In a year filled with onscreen riches, it can be hard to zero in on specific highlights; after all, every scene is part of a larger whole. However, these six slivers of cinema—each commanded by expert filmmakers from around the globe—represent the height of the art form’s splendor. From dazzling feats of technical coordination, to moments of spellbinding emotion, to aesthetic embodiments of theme and tone, these are the movie scenes that best define what 2025 had to offer.
“If I Had Legs I’d Kick You”: The sky is falling
Great films teach you how to watch them. When Mary Bronstein’s “If I Had Legs I’d Kick You” begins, the camera remains tethered to Rose Byrne’s close-ups, as she plays an exhausted mother to a sick five-year-old. The mounting pressures in her life calcify in the form of her ceiling suddenly collapsing and flooding her apartment, a chaotic mishap edited for maximum anxiety. This nerve-shredding introduction sets the stage for a movie that seldom (if ever) allows you to breathe, or break eye contact with Bryne’s devastating performance during her gradual breakdown.

“April”: A haunting stillbirth
Banned in its native Georgia, Dea Kulumbegashvili’s murky medical drama “April” follows an obstetrician risking her career by performing illegal abortions for desperate women. It draws its power from visceral imagery unafraid to capture the beauty of the female form or the violence wrought upon it, starting with a live birth captured in close-up. Onscreen, a pregnant woman delivers and immediately mourns her stillborn child. In reality, a healthy baby was born to the expectant actor (whose identity has been hidden, given local backlash to the movie). This devastating tightrope walk of emotions—born from the mother’s performance and Kulumbegashvili’s own fears while pregnant during the production—leaves an indelible impact.
“Resurrection”: Countdown to sunrise
In Bi Gan’s arthouse drama “Resurrection,” a biomechanical being (Jackson Yee) dares to dream in a world where people have given up all things illusory in a bargain for longer life. These dreams—each an abstract reflection on cinema—take the form of six vignettes of different genres, each harkening back to specific filmmaking movements, and to China’s evolution across the 20th century. The movie’s miraculous centerpiece unfolds in the late hours of New Year’s Eve, 1999. It welcomes a new dawn with an expertly timed and coordinated single take that lasts 37 minutes onscreen, but stretches and compresses time in mesmerizing ways, as it follows a young criminal couple making their way through an entire city, en route to a moving sunrise.

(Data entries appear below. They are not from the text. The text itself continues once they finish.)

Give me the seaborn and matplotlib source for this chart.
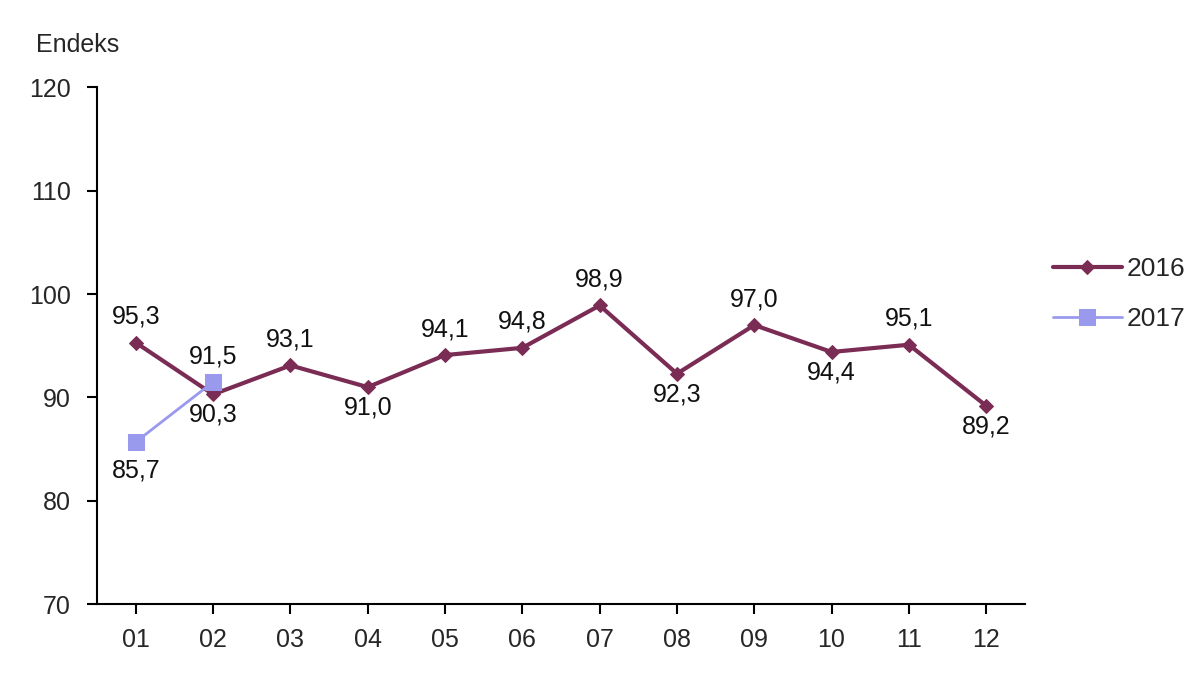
import matplotlib
matplotlib.use("Agg")
import matplotlib.pyplot as plt
import seaborn as sns
import pandas as pd

months = ["01", "02", "03", "04", "05", "06", "07", "08", "09", "10", "11", "12"]
values_2016 = [95.3, 90.3, 93.1, 91.0, 94.1, 94.8, 98.9, 92.3, 97.0, 94.4, 95.1, 89.2]
values_2017 = [85.7, 91.5]
labels_2016 = ["95,3", "90,3", "93,1", "91,0", "94,1", "94,8", "98,9", "92,3", "97,0", "94,4", "95,1", "89,2"]
labels_2017 = ["85,7", "91,5"]
pos_2016 = ["above", "below", "above", "below", "above", "above", "above", "below", "above", "below", "above", "below"]
pos_2017 = ["below", "above"]
yticks = [70, 80, 90, 100, 110, 120]

sns.set_theme(style="white")
plt.rcParams['font.family'] = ['Liberation Sans', 'DejaVu Sans']

fig = plt.figure(figsize=(12, 6.82), dpi=100)
ax = fig.add_axes([0.081, 0.114, 0.773, 0.758])

df16 = pd.DataFrame({"x": list(range(len(months))), "y": values_2016})
df17 = pd.DataFrame({"x": list(range(len(values_2017))), "y": values_2017})

c16 = "#7B2C55"
c17 = "#9999EE"

sns.lineplot(data=df16, x="x", y="y", ax=ax, color=c16, lw=3, marker="D",
             markersize=7, markeredgecolor=c16, label="2016", zorder=3)
sns.lineplot(data=df17, x="x", y="y", ax=ax, color=c17, lw=2, marker="s",
             markersize=11, markeredgecolor=c17, label="2017", zorder=4)

fs = 18
for i, (v, l, p) in enumerate(zip(values_2016, labels_2016, pos_2016)):
    dy = 10 if p == "above" else -6
    ax.annotate(l, (i, v), xytext=(0, dy), textcoords="offset points",
                ha="center", va="bottom" if p == "above" else "top", fontsize=fs, color="#111111")
for i, (v, l, p) in enumerate(zip(values_2017, labels_2017, pos_2017)):
    dy = 10 if p == "above" else -12
    ax.annotate(l, (i, v), xytext=(0, dy), textcoords="offset points",
                ha="center", va="bottom" if p == "above" else "top", fontsize=fs, color="#111111")

ax.set_xlim(-0.5, len(months) - 0.5)
ax.set_ylim(70, 120)
ax.set_yticks(yticks)
ax.set_yticklabels([str(t) for t in yticks], fontsize=fs)
ax.set_xticks(range(len(months)))
ax.set_xticklabels(months, fontsize=fs)
ax.set_xlabel("")
ax.set_ylabel("")
ax.grid(False)
for s in ["top", "right"]:
    ax.spines[s].set_visible(False)
for s in ["left", "bottom"]:
    ax.spines[s].set_color("black")
    ax.spines[s].set_linewidth(1.5)
ax.tick_params(axis="y", direction="out", length=7, width=1.5, color="black", left=True, pad=12)
ax.tick_params(axis="x", direction="out", length=7, width=1.5, color="black", bottom=True, pad=10)

fig.text(0.03, 0.934, "Endeks", fontsize=fs, ha="left", va="center")

leg = ax.legend(loc="center left", bbox_to_anchor=(1.005, 0.6), frameon=False, fontsize=19,
                handlelength=2.6, handletextpad=0.2, labelspacing=1.0)

fig.savefig("out.png", dpi=100)
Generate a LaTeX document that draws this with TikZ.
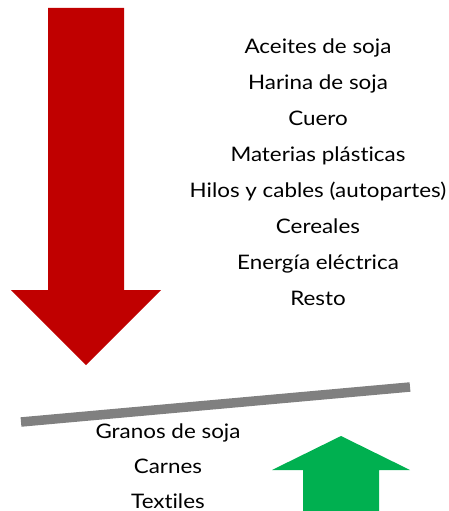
\documentclass[tikz,border=0pt]{standalone}
\usepackage{fontspec}
\setmainfont{Lato}[FakeStretch=1.12,Ligatures=NoCommon]
\definecolor{arrred}{HTML}{C00000}
\definecolor{arrgreen}{HTML}{00B050}
\definecolor{bargray}{HTML}{808080}
\begin{document}
\begin{tikzpicture}[x=1pt,y=-1pt,
  lbl/.style={anchor=base,inner sep=0pt,font=\fontsize{20}{23}\selectfont,text=black}]
\useasboundingbox (0,0) rectangle (448,511);
% red arrow down
\fill[arrred] (48,8) -- (124,8) -- (124,290) -- (161,290) -- (86,365) -- (11,290) -- (48,290) -- cycle;
% gray bar
\draw[bargray,line width=9.5pt] (21,422) -- (410,387);
% green arrow up
\fill[arrgreen] (303,511) -- (303,470) -- (272,470) -- (341,436) -- (410,470) -- (379,470) -- (379,511) -- cycle;
% right list
\foreach \t [count=\i] in {Aceites de soja,Harina de soja,Cuero,Materias plásticas,Hilos y cables (autopartes),Cereales,Energía eléctrica,Resto}
  \node[lbl] (r\i) at (318,{54+35.9*(\i-1)}) {\t};
% bottom list
\node[lbl] (g1) at (168,438) {Granos de soja};
\node[lbl] (g2) at (168,473) {Carnes};
\node[lbl] (g3) at (168,508) {Textiles};
\end{tikzpicture}
\end{document}
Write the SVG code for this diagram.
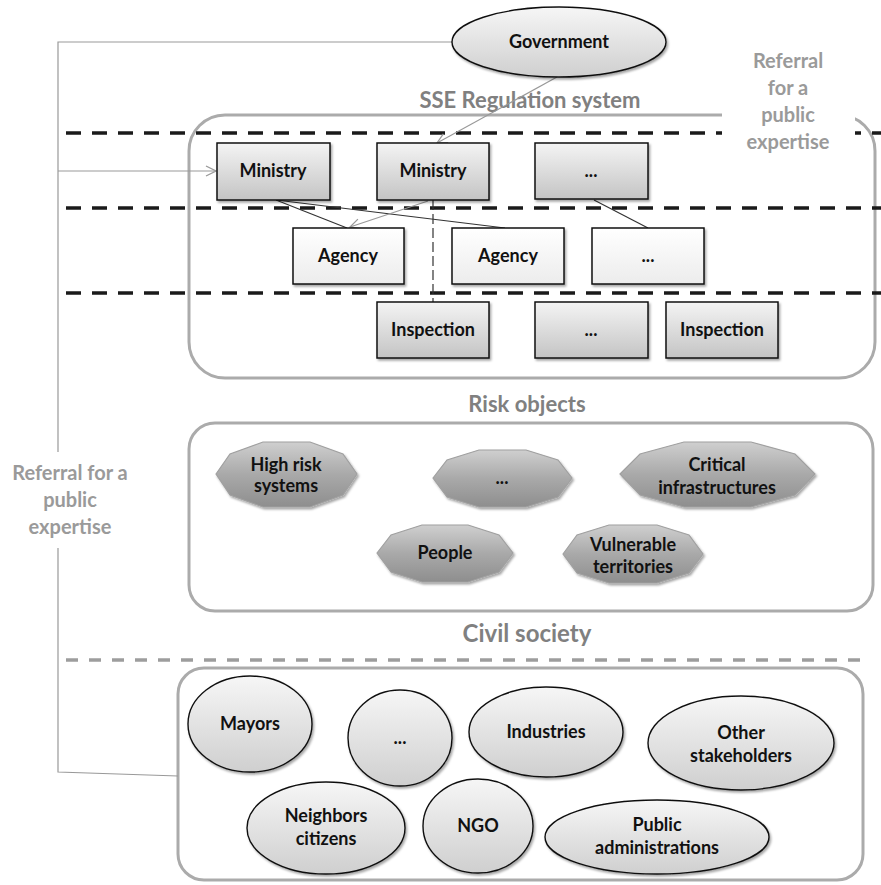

“It Was Just an Accident”: A desperate interrogation
In “It Was Just an Accident”—Jafar Panahi’s first film after being jailed and interrogated in Iran—a colorful cast of characters kidnaps a one-legged man who they believe tortured them in an Iranian prison. They might not be sure it’s him, but one of the movie’s climactic scenes (a 13-minute static shot lit only by red taillights) allows the leading actors to go to vulnerable, harrowing places as they try to seek answers and find closure over what was done to them—if such a thing is even possible.

“One Battle After Another”: A winding road
Paul Thomas Anderson reckons with rising and falling political tides in “One Battle After Another,” a sprawling Hollywood comedy-drama whose title and premise reflect never-ending struggles for political liberation. This feeling is embodied by its unique action climax, a tightly edited car chase across a wavy, mountainous highway. The road dips in and out of view, and the characters’ vehicles practically become roller coaster cars playing peekaboo, as the film cuts rapidly between them. Few scenes this year have so deftly embodied a story while also turning it into an enthralling, dizzying sensation.

“Sinners”: Summoning spirits
Past and future collide at the midpoint of Ryan Coogler’s “Sinners,” a 1930s-set, Western-inspired horror musical, in which vampires covet Sammie “Preacher Boy” Moore (Miles Caton) and his power to summon spirits with his songs. In a sweltering juke joint, as Sammie strums and croons melodically in an unbroken take, specters of the past, like masked African Zaouli dancers, step into the frame with as much zeal as those visiting from the future—the rock and rap stars yet to come—creating a rhythmic continuum of African American art across the centuries, connected by the blues. It’s a defiant example of cinema’s power to clarify complex symbolism and imbue it with enrapturing soul.